The Commerce Inn Patty Melt

“The Patty Melt Is Tired of Hearing About Your Favorite Burger,” by Pete Wells

The New York Times, June 30, 2024

 

Total Time: 35 minutes

Prep Time: 5 minutes

Cook Time: 30 minutes

 

Servings: 2 patty melts

 

Ingredients

1 tablespoon unsalted butter, plus softened butter for the bread

2 medium onions (any color), very thinly sliced

1 rosemary branch

¼ teaspoon granulated sugar

Salt and pepper

4 large slices seeded rye

4 teaspoons Dijon mustard

1 teaspoon mayonnaise

12 ounces ground beef (20 percent fat)

4 ounces sliced Swiss cheese

Pickles, for serving

 

Preparation

  1. Melt the butter in a pan over medium heat, then add the onions and rosemary. Season with the sugar and a pinch of salt. Cook, stirring often, until the onions get a nice dark caramel color, about 20 minutes. Fish out the rosemary.
  2. While the onions cook, spread one side of each slice of rye with softened butter from corner to corner.
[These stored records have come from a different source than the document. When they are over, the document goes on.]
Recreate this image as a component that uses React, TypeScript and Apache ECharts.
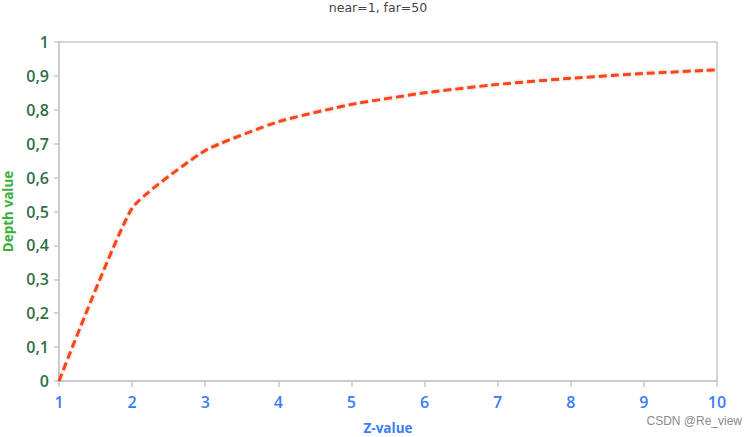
import React, { useEffect, useRef } from "react";
import * as echarts from "echarts";

const zValues = [1, 2, 3, 4, 5, 6, 7, 8, 9, 10];
const depthValues = [0, 0.51, 0.68, 0.765, 0.816, 0.85, 0.875, 0.893, 0.907, 0.918];
const titleText = "near=1, far=50";
const xName = "Z-value";
const yName = "Depth value";
const watermark = "CSDN @Re_view";

export default function App() {
  const ref = useRef<HTMLDivElement>(null);
  useEffect(() => {
    if (!ref.current) return;
    const chart = echarts.init(ref.current, null, { renderer: "svg" });
    chart.setOption({
      animation: false,
      backgroundColor: "#ffffff",
      title: {
        text: titleText,
        left: "center",
        top: 1,
        padding: 0,
        textStyle: { fontSize: 12.5, fontWeight: "normal", color: "#444", fontFamily: "DejaVu Sans" },
      },
      graphic: [
        {
          type: "text",
          right: 14,
          top: 415,
          style: { text: watermark, fontSize: 12, fill: "#8a8a8a", fontFamily: "Liberation Sans" },
        },
      ],
      grid: {
        left: 59,
        right: 39,
        top: 42,
        bottom: 56,
        outerBoundsMode: "none",
        containLabel: false,
        show: true,
        borderColor: "#c8c8c8",
        borderWidth: 1.5,
      },
      xAxis: {
        type: "value",
        min: 1,
        max: 10,
        interval: 1,
        name: xName,
        nameLocation: "middle",
        nameGap: 40,
        nameTextStyle: { color: "#3a7cf5", fontSize: 13.5, fontWeight: "bold", fontFamily: "Open Sans" },
        axisLine: { show: true, lineStyle: { color: "#c8c8c8", width: 1.5 } },
        axisTick: { show: true, length: 6, lineStyle: { color: "#c8c8c8", width: 1.5 } },
        axisLabel: {
          color: "#3a7cf5",
          fontSize: 16,
          margin: 13,
          fontFamily: "Open Sans",
          fontWeight: 600,
        },
        splitLine: { show: false },
      },
      yAxis: {
        type: "value",
        min: 0,
        max: 1,
        interval: 0.1,
        name: yName,
        nameLocation: "middle",
        nameGap: 42,
        nameTextStyle: { color: "#3cae3c", fontSize: 13.5, fontWeight: "bold", fontFamily: "Open Sans" },
        axisLine: { show: true, lineStyle: { color: "#c8c8c8", width: 1.5 } },
        axisTick: { show: true, length: 5, lineStyle: { color: "#c8c8c8", width: 1.5 } },
        axisLabel: {
          color: "#2f6e45",
          fontSize: 16,
          margin: 10,
          fontFamily: "Open Sans",
          fontWeight: 600,
          formatter: (v: number) => String(Math.round(v * 10) / 10).replace(".", ","),
        },
        splitLine: { show: false },
      },
      series: [
        {
          type: "line",
          data: zValues.map((z, i) => [z, depthValues[i]]),
          symbol: "none",
          smooth: 0.15,
          lineStyle: {
            color: "#ff4414",
            width: 3,
            type: [8, 4],
            shadowColor: "rgba(0,0,0,0.25)",
            shadowBlur: 3,
          },
        },
      ],
    });
    return () => chart.dispose();
  }, []);
  return <div ref={ref} style={{ width: 756, height: 437, position: "absolute", left: 0, top: 0 }} />;
}
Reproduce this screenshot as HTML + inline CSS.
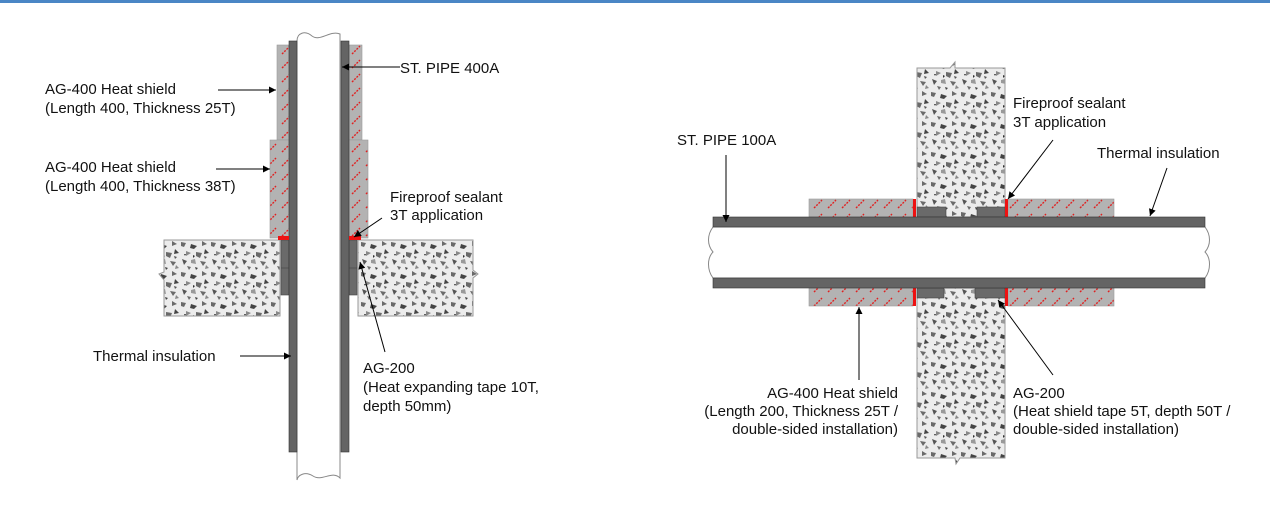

Mix the mustard and mayonnaise in a small bowl and reserve.
  3. Make the beef patties by splitting the meat in half, then patting each half between 2 pieces of wax or parchment paper until it’s thin. Each patty should be slightly bigger than the bread so when it shrinks down you’ve got meat in every bite. Season the patties with lots of salt and pepper on both sides, as if they were steaks.
  4. Put the bread on a hot griddle, butter sides down, and divide the cheese among all 4 pieces. Put the meat on the griddle. (You can use two skillets set over high heat if you don’t have a griddle.) Smash the patties with a spatula. When they’re browned, 1 to 3 minutes, flip the patties and spread the onions over the meat. Sizzle them for a minute or 2 to brown the underside. Meanwhile, spread the Dijon-mayonnaise over the melted cheese.
  5. Put each patty on a slice of bread and make sandwiches by topping with the other slices. Serve immediately, with pickles.